Sacked workers in India beat to death the boss of the Italian company that had laid them off, police said on Sept. 23, in a killing the government described as a "warning for management." Scores of former employees at car parts maker Graziano Transmissioni attacked chief executive Lalit Kishore Chaudhary, 47, when a meeting on Monday to discuss a long-running labour dispute turned violent, police said. "Twenty-three people are still in hospital," superintendent of police Babu Ram said.

Police said the company sacked more than 100 workers three months ago but arranged the meeting to work out a possible reinstatement deal. "Only a few people were called inside. About 150 people were waiting outside when they heard someone from inside shout for help. They rushed in and the two sides clashed," Ram said.

Chaudhary, a father with one son, was hit on the head with either a stick or an iron rod and was declared dead on arrival at hospital, police said.

India's labor minister declined to criticize the attack, saying it "should serve as a warning for management. Workers should be dealt with with compassion," Oscar Fernandes told reporters in New Delhi, according to the Press Trust of India news agency. "The workers should not be pushed so hard that they resort to whatever happened."

Media reports said workers at Graziano Transmissioni were dismissed after they demanded pay rises and allegedly ransacked the firm's offices in the Delhi suburb of Greater Noida, where many multinational companies are based.

Graziano, in a statement from Rivoli in Italy, said it was appalled at the killing, adding that it believed some of those involved had no connection to the company. It said Chaudhary was killed by "serious head injuries caused by the intruders."

"We absolutely condemn the attack," Marcello Lamberto, head of Oerlikon Segment Drive Systems, which owns Graziano, said. "This is by no means a regular labor conflict but is truly criminal action. The whole of Oerlikon Group is close to the family of Mr Chaudhary in this terrible moment."

Police said they had detained 136 people over the incident.

Business contacts visiting the company from Italy narrowly escaped the violence, The Times of India reported. "I just locked my room's door from inside. And I prayed they would not break in. See, my hands are trembling even three hours later," Italian consultant Forettii Gatii told the paper.
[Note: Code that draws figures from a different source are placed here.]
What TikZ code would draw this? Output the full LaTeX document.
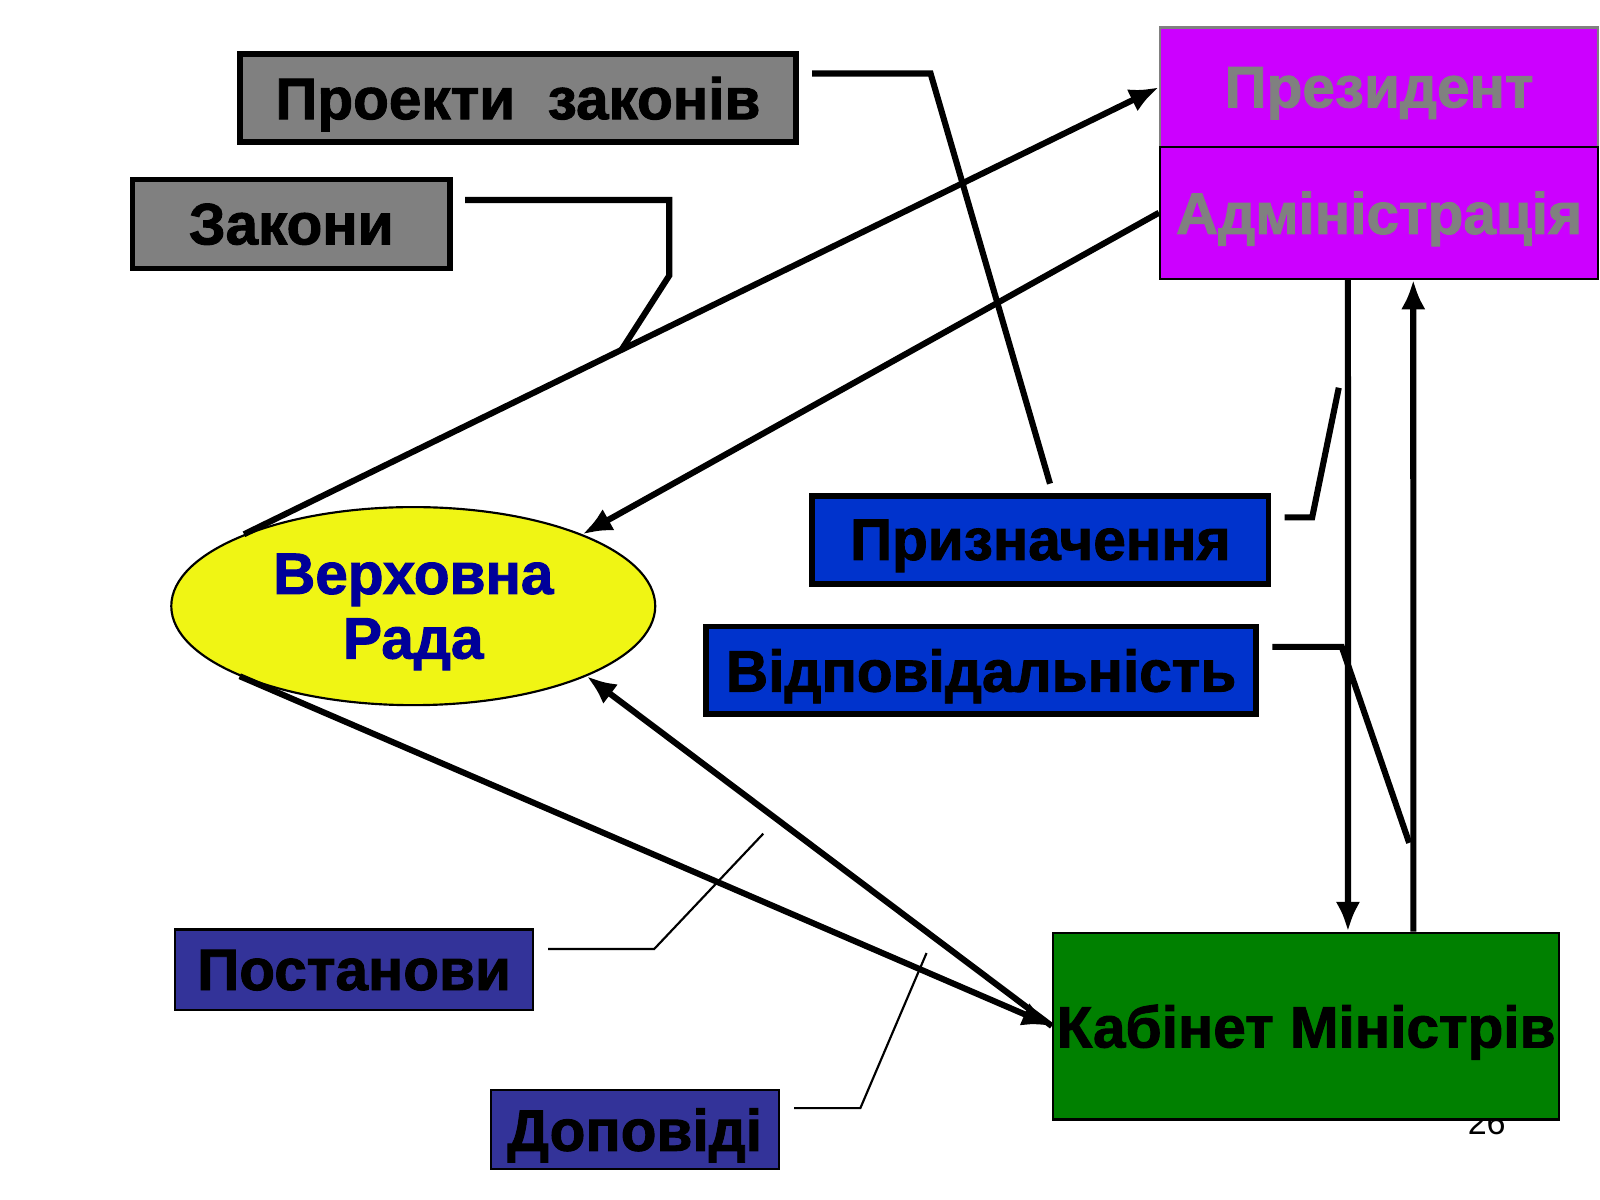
\documentclass[tikz,border=0pt]{standalone}
\usepackage{fontspec}
\setmainfont{Liberation Sans}[BoldFeatures={FakeBold=1.6}]
\usepackage{tikz}
\usetikzlibrary{shapes.geometric,arrows.meta}
\definecolor{boxgrey}{RGB}{128,128,128}
\definecolor{presmag}{RGB}{204,0,255}
\definecolor{radayel}{RGB}{240,245,20}
\definecolor{radablue}{RGB}{0,0,153}
\definecolor{prblue}{RGB}{0,51,204}
\definecolor{postblue}{RGB}{51,51,153}
\definecolor{kabgreen}{RGB}{0,128,0}

\begin{document}
\begin{tikzpicture}[x=0.01cm, y=-0.01cm,
        every node/.style = {font=\bfseries\fontsize{16.3}{18}\selectfont,
                             align=center, inner sep=0pt, text depth=0pt},
        greybox/.style = {rectangle, draw, line width=1.6pt, fill=boxgrey},
        bluebox/.style = {rectangle, draw, line width=1.6pt, fill=prblue},
        postbox/.style = {rectangle, draw, line width=0.6pt, fill=postblue},
        presbox/.style = {rectangle, fill=presmag, text=boxgrey},
        conn/.style = {line width=1.7pt, -{Latex[length=2.9mm,width=2.4mm]}},
        lbl/.style = {line width=1.7pt},
        thinlbl/.style = {line width=0.6pt}]
    \useasboundingbox (0,0) rectangle (1568,1176);

    % top boxes
    \node[greybox, minimum width=5.45cm, minimum height=0.86cm] (proj) at (507.5,96) {Проекти~~законів};
    \node[greybox, minimum width=3.11cm, minimum height=0.87cm] (zak) at (285.5,219.5) {Закони};
    \node[presbox, draw=boxgrey, line width=0.6pt, minimum width=4.29cm, minimum height=1.17cm] (pres) at (1351.5,85.5) {Президент};
    \node[presbox, draw, line width=0.6pt, minimum width=4.29cm, minimum height=1.29cm] (adm) at (1351.5,208.5) {Адміністрація};

    % middle
    \node[ellipse, draw, line width=0.6pt, fill=radayel, text=radablue,
          minimum width=4.74cm, minimum height=1.94cm] (vr) at (405,594) {Верховна\\Рада};
    \node[bluebox, minimum width=4.47cm, minimum height=0.86cm] (prz) at (1019.5,529) {Призначення};
    \node[bluebox, minimum width=5.39cm, minimum height=0.86cm] (vid) at (961.5,657) {Відповідальність};

    % bottom
    \node[postbox, minimum width=3.50cm, minimum height=0.79cm] (post) at (347,950.5) {Постанови};
    \node[postbox, minimum width=2.82cm, minimum height=0.78cm] (dop) at (622,1107) {Доповіді};
    \node[font=\fontsize{9.5}{11}\selectfont] (page) at (1457,1100) {26};
    \node[rectangle, draw, line width=0.6pt, fill=kabgreen, minimum width=4.96cm, minimum height=1.83cm] (kab) at (1280,1005.5) {Кабінет Міністрів};

    % free ends of the label lines
    \coordinate (prjEnd) at (1029,474);
    \coordinate (zakEnd) at (609,343);
    \coordinate (przEnd) at (1312,380);
    \coordinate (vidEnd) at (1381,826);
    \coordinate (postEnd) at (748,817);
    \coordinate (dopEnd) at (908,934);

    % arrows
    \draw[conn] (vr.157) -- (pres.west);
    \draw[conn] (adm.west) -- (vr.23);
    \draw[conn] (vr.202) -- (kab.west);
    \draw[conn] (kab.west) -- (vr.338);
    \draw[conn] ([xshift=-3.05mm]adm.south) -- ([xshift=4.1mm]kab.north);
    \draw[conn] ([xshift=10.5mm]kab.north) -- ([xshift=3.35mm]adm.south);

    % label lines
    \draw[lbl] ([shift={(13,-24)}]proj.east) -- ++(116,0) -- (prjEnd);
    \draw[lbl] ([shift={(12,-23.5)}]zak.east) -- ++(200,0) -- ++(0,74) -- (zakEnd);
    \draw[lbl] ([shift={(13,-22)}]prz.east) -- ++(27,0) -- (przEnd);
    \draw[lbl] ([shift={(13,-23)}]vid.east) -- ++(68,0) -- (vidEnd);
    \draw[thinlbl] ([shift={(14,-20.5)}]post.east) -- ++(104,0) -- (postEnd);
    \draw[thinlbl] ([shift={(14,-21)}]dop.east) -- ++(65,0) -- (dopEnd);
\end{tikzpicture}
\end{document}
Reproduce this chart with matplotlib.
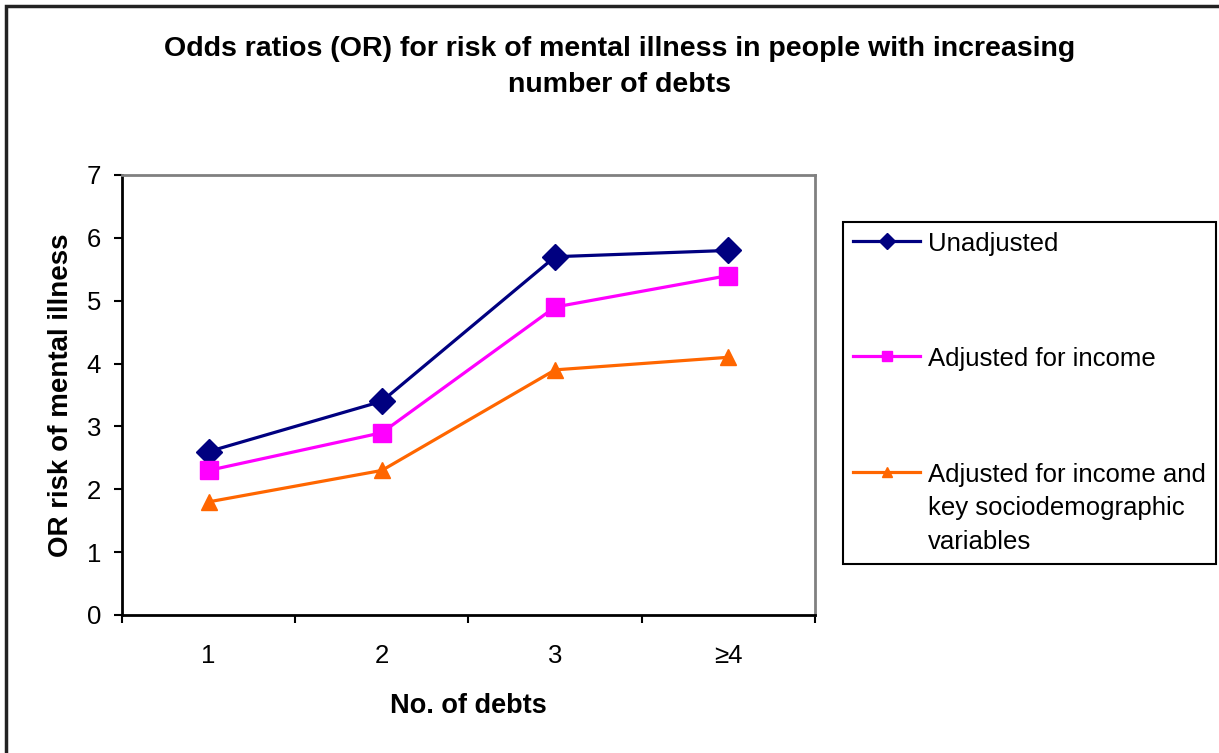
import matplotlib
matplotlib.use('Agg')
import matplotlib.pyplot as plt
from matplotlib.patches import Rectangle

plt.rcParams['font.family'] = ['Liberation Sans', 'DejaVu Sans']

categories = ['1', '2', '3', '≥4']
unadjusted = [2.6, 3.4, 5.7, 5.8]
adj_income = [2.3, 2.9, 4.9, 5.4]
adj_full = [1.8, 2.3, 3.9, 4.1]

series_names = ['Unadjusted', 'Adjusted for income',
                'Adjusted for income and\nkey sociodemographic\nvariables']

W, H = 1219, 753
fig = plt.figure(figsize=(W / 100, H / 100), dpi=100)
ax = fig.add_axes([122 / W, 1 - 615 / H, (815 - 122) / W, (615 - 175) / H])

x = list(range(len(categories)))
ax.plot(x, unadjusted, color='#000080', marker='D', markersize=13, linewidth=2.3,
        label=series_names[0])
ax.plot(x, adj_income, color='#FF00FF', marker='s', markersize=13, linewidth=2.3,
        label=series_names[1])
ax.plot(x, adj_full, color='#FF6600', marker='^', markersize=12, linewidth=2.3,
        label=series_names[2])

ax.set_xlim(-0.5, len(categories) - 0.5)
ax.set_ylim(0, 7)
ax.set_yticks(range(0, 8))
ax.set_xticks(x)
ax.set_xticklabels(categories)
ax.set_xticks([i - 0.5 for i in range(len(categories) + 1)], minor=True)
ax.tick_params(axis='x', which='major', length=0, pad=21, labelsize=18.5)
ax.tick_params(axis='x', which='minor', length=6, width=1.5, direction='out')
ax.tick_params(axis='y', length=6, width=1.5, pad=9, labelsize=18.5)

for s in ['left', 'bottom']:
    ax.spines[s].set_color('black')
    ax.spines[s].set_linewidth(2)
for s in ['top', 'right']:
    ax.spines[s].set_color('#808080')
    ax.spines[s].set_linewidth(2)

ax.set_xlabel('No. of debts', fontsize=19.5, fontweight='bold', labelpad=18)
ax.set_ylabel('OR risk of mental illness', fontsize=20, fontweight='bold', labelpad=9)

fig.text(620 / W, 1 - 67 / H,
         'Odds ratios (OR) for risk of mental illness in people with increasing\nnumber of debts',
         ha='center', va='center', fontsize=20.5, fontweight='bold', linespacing=1.55)

leg = ax.legend(loc='upper left', bbox_to_anchor=(843 / W, 1 - 222 / H),
                bbox_transform=fig.transFigure, borderaxespad=0, fontsize=18.5,
                frameon=True, fancybox=False, edgecolor='black', framealpha=1,
                handlelength=2.6, handletextpad=0.3, labelspacing=3.55,
                borderpad=0.4, markerscale=0.6)
leg.get_frame().set_linewidth(1.5)
for t in leg.get_texts():
    t.set_linespacing(1.5)
# put the line handle next to the first line of a multi-line label
for col in leg._legend_handle_box.get_children():
    for row in col.get_children():
        row.align = 'top'

fig.patches.append(Rectangle((6 / W, -0.1), 1.2, 1 - 6 / H + 0.1,
                             transform=fig.transFigure, fill=False,
                             edgecolor='#222222', linewidth=2.5))

fig.savefig('out.png', dpi=100)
A domestic industry body said the incident would hurt India's international business image. "Such a heinous act is bound to sully Indias image among overseas investors and deserves our utmost condemnation," the Federation of Indian Chambers of Commerce and Industry said in a statement.

The district of Greater Noida is also home to offices and factories of global firms such as Honda, LG Electronics and Moser Baer.